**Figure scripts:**
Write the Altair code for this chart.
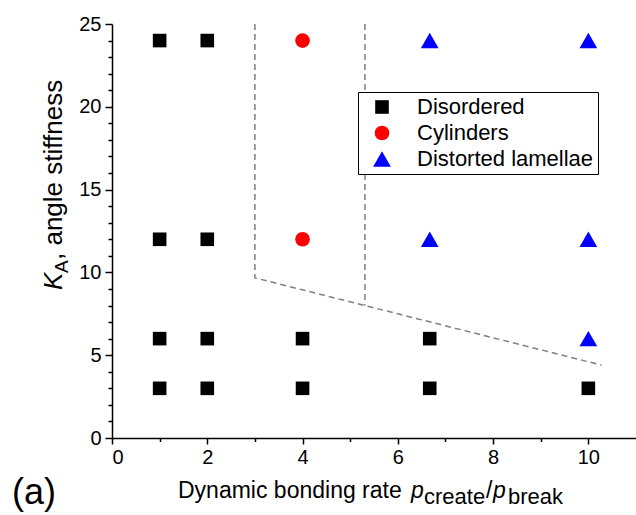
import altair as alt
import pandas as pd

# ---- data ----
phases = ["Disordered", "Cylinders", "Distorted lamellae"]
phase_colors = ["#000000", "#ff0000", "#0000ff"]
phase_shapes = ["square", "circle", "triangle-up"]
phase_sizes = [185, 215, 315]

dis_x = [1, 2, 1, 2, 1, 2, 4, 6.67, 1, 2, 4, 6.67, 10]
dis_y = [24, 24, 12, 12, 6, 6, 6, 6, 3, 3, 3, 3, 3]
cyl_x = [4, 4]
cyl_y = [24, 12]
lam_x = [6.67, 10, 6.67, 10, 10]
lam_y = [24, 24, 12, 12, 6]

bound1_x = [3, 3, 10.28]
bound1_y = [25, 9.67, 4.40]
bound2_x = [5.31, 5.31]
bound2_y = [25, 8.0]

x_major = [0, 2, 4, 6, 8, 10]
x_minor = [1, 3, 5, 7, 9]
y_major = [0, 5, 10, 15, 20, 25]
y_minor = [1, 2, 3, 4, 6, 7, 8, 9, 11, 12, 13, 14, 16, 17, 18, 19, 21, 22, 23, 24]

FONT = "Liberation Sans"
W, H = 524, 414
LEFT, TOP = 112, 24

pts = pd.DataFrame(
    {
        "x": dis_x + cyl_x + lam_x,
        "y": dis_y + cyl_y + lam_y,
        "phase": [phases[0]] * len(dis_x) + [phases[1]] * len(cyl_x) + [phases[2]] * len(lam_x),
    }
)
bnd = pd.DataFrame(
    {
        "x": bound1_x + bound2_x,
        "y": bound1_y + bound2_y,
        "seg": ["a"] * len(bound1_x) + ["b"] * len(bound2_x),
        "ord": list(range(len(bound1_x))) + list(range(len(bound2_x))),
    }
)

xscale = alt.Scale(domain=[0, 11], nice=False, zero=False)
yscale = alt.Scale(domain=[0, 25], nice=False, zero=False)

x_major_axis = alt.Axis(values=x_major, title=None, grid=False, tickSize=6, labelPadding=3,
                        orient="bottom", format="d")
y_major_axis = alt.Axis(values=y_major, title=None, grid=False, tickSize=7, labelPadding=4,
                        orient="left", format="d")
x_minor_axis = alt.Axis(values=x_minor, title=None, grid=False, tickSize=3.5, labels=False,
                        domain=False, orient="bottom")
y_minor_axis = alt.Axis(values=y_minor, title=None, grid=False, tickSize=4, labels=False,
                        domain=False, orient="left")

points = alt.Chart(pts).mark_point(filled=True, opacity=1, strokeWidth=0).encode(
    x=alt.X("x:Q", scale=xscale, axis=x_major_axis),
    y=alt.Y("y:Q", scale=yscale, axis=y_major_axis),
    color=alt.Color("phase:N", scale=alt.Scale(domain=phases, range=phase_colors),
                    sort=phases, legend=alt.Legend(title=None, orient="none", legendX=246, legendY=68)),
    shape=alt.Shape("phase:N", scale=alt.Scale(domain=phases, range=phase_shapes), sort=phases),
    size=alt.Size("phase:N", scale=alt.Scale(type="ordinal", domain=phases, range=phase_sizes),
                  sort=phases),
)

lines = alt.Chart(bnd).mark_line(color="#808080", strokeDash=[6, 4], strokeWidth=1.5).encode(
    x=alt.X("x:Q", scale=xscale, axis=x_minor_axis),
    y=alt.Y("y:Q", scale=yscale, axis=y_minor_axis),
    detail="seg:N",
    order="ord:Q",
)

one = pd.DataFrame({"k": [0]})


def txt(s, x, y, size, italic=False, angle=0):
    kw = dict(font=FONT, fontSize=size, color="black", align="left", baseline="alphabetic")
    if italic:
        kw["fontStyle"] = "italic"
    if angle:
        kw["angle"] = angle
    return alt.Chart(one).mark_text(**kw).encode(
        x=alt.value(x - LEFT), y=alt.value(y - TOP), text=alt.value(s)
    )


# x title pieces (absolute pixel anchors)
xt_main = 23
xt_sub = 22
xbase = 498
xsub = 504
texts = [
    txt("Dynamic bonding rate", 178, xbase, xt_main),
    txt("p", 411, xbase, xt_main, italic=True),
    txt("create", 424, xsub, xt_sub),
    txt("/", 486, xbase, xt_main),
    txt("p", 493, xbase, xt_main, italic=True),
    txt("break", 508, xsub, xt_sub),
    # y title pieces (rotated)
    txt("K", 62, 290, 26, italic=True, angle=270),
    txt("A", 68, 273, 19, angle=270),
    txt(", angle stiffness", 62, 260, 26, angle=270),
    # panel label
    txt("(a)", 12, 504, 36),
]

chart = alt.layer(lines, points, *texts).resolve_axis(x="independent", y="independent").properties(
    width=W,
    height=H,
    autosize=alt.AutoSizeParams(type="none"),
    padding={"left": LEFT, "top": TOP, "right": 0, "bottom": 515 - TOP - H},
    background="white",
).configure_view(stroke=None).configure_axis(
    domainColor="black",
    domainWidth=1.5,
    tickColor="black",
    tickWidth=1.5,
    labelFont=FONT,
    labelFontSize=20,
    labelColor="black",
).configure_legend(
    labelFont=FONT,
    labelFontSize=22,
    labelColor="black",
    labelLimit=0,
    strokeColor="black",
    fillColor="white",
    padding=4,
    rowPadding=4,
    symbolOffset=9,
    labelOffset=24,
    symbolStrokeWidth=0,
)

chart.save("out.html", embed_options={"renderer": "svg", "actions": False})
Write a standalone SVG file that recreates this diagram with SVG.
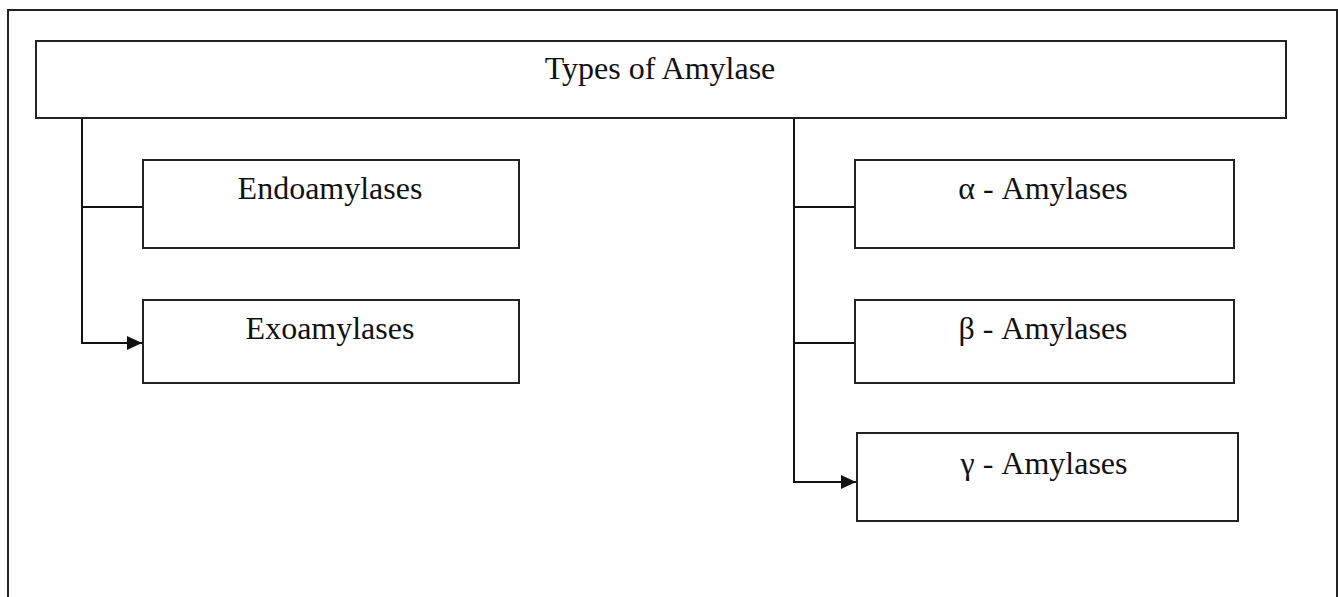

**Directive:** Transcribe every line in the entries above, taking out only the images.

**Full response:**
Write the Altair code for this chart.
import altair as alt
import pandas as pd

# ---- data ----
phases = ["Disordered", "Cylinders", "Distorted lamellae"]
phase_colors = ["#000000", "#ff0000", "#0000ff"]
phase_shapes = ["square", "circle", "triangle-up"]
phase_sizes = [185, 215, 315]

dis_x = [1, 2, 1, 2, 1, 2, 4, 6.67, 1, 2, 4, 6.67, 10]
dis_y = [24, 24, 12, 12, 6, 6, 6, 6, 3, 3, 3, 3, 3]
cyl_x = [4, 4]
cyl_y = [24, 12]
lam_x = [6.67, 10, 6.67, 10, 10]
lam_y = [24, 24, 12, 12, 6]

bound1_x = [3, 3, 10.28]
bound1_y = [25, 9.67, 4.40]
bound2_x = [5.31, 5.31]
bound2_y = [25, 8.0]

x_major = [0, 2, 4, 6, 8, 10]
x_minor = [1, 3, 5, 7, 9]
y_major = [0, 5, 10, 15, 20, 25]
y_minor = [1, 2, 3, 4, 6, 7, 8, 9, 11, 12, 13, 14, 16, 17, 18, 19, 21, 22, 23, 24]

FONT = "Liberation Sans"
W, H = 524, 414
LEFT, TOP = 112, 24

pts = pd.DataFrame(
    {
        "x": dis_x + cyl_x + lam_x,
        "y": dis_y + cyl_y + lam_y,
        "phase": [phases[0]] * len(dis_x) + [phases[1]] * len(cyl_x) + [phases[2]] * len(lam_x),
    }
)
bnd = pd.DataFrame(
    {
        "x": bound1_x + bound2_x,
        "y": bound1_y + bound2_y,
        "seg": ["a"] * len(bound1_x) + ["b"] * len(bound2_x),
        "ord": list(range(len(bound1_x))) + list(range(len(bound2_x))),
    }
)

xscale = alt.Scale(domain=[0, 11], nice=False, zero=False)
yscale = alt.Scale(domain=[0, 25], nice=False, zero=False)

x_major_axis = alt.Axis(values=x_major, title=None, grid=False, tickSize=6, labelPadding=3,
                        orient="bottom", format="d")
y_major_axis = alt.Axis(values=y_major, title=None, grid=False, tickSize=7, labelPadding=4,
                        orient="left", format="d")
x_minor_axis = alt.Axis(values=x_minor, title=None, grid=False, tickSize=3.5, labels=False,
                        domain=False, orient="bottom")
y_minor_axis = alt.Axis(values=y_minor, title=None, grid=False, tickSize=4, labels=False,
                        domain=False, orient="left")

points = alt.Chart(pts).mark_point(filled=True, opacity=1, strokeWidth=0).encode(
    x=alt.X("x:Q", scale=xscale, axis=x_major_axis),
    y=alt.Y("y:Q", scale=yscale, axis=y_major_axis),
    color=alt.Color("phase:N", scale=alt.Scale(domain=phases, range=phase_colors),
                    sort=phases, legend=alt.Legend(title=None, orient="none", legendX=246, legendY=68)),
    shape=alt.Shape("phase:N", scale=alt.Scale(domain=phases, range=phase_shapes), sort=phases),
    size=alt.Size("phase:N", scale=alt.Scale(type="ordinal", domain=phases, range=phase_sizes),
                  sort=phases),
)

lines = alt.Chart(bnd).mark_line(color="#808080", strokeDash=[6, 4], strokeWidth=1.5).encode(
    x=alt.X("x:Q", scale=xscale, axis=x_minor_axis),
    y=alt.Y("y:Q", scale=yscale, axis=y_minor_axis),
    detail="seg:N",
    order="ord:Q",
)

one = pd.DataFrame({"k": [0]})


def txt(s, x, y, size, italic=False, angle=0):
    kw = dict(font=FONT, fontSize=size, color="black", align="left", baseline="alphabetic")
    if italic:
        kw["fontStyle"] = "italic"
    if angle:
        kw["angle"] = angle
    return alt.Chart(one).mark_text(**kw).encode(
        x=alt.value(x - LEFT), y=alt.value(y - TOP), text=alt.value(s)
    )


# x title pieces (absolute pixel anchors)
xt_main = 23
xt_sub = 22
xbase = 498
xsub = 504
texts = [
    txt("Dynamic bonding rate", 178, xbase, xt_main),
    txt("p", 411, xbase, xt_main, italic=True),
    txt("create", 424, xsub, xt_sub),
    txt("/", 486, xbase, xt_main),
    txt("p", 493, xbase, xt_main, italic=True),
    txt("break", 508, xsub, xt_sub),
    # y title pieces (rotated)
    txt("K", 62, 290, 26, italic=True, angle=270),
    txt("A", 68, 273, 19, angle=270),
    txt(", angle stiffness", 62, 260, 26, angle=270),
    # panel label
    txt("(a)", 12, 504, 36),
]

chart = alt.layer(lines, points, *texts).resolve_axis(x="independent", y="independent").properties(
    width=W,
    height=H,
    autosize=alt.AutoSizeParams(type="none"),
    padding={"left": LEFT, "top": TOP, "right": 0, "bottom": 515 - TOP - H},
    background="white",
).configure_view(stroke=None).configure_axis(
    domainColor="black",
    domainWidth=1.5,
    tickColor="black",
    tickWidth=1.5,
    labelFont=FONT,
    labelFontSize=20,
    labelColor="black",
).configure_legend(
    labelFont=FONT,
    labelFontSize=22,
    labelColor="black",
    labelLimit=0,
    strokeColor="black",
    fillColor="white",
    padding=4,
    rowPadding=4,
    symbolOffset=9,
    labelOffset=24,
    symbolStrokeWidth=0,
)

chart.save("out.html", embed_options={"renderer": "svg", "actions": False})
Write a standalone SVG file that recreates this diagram with SVG.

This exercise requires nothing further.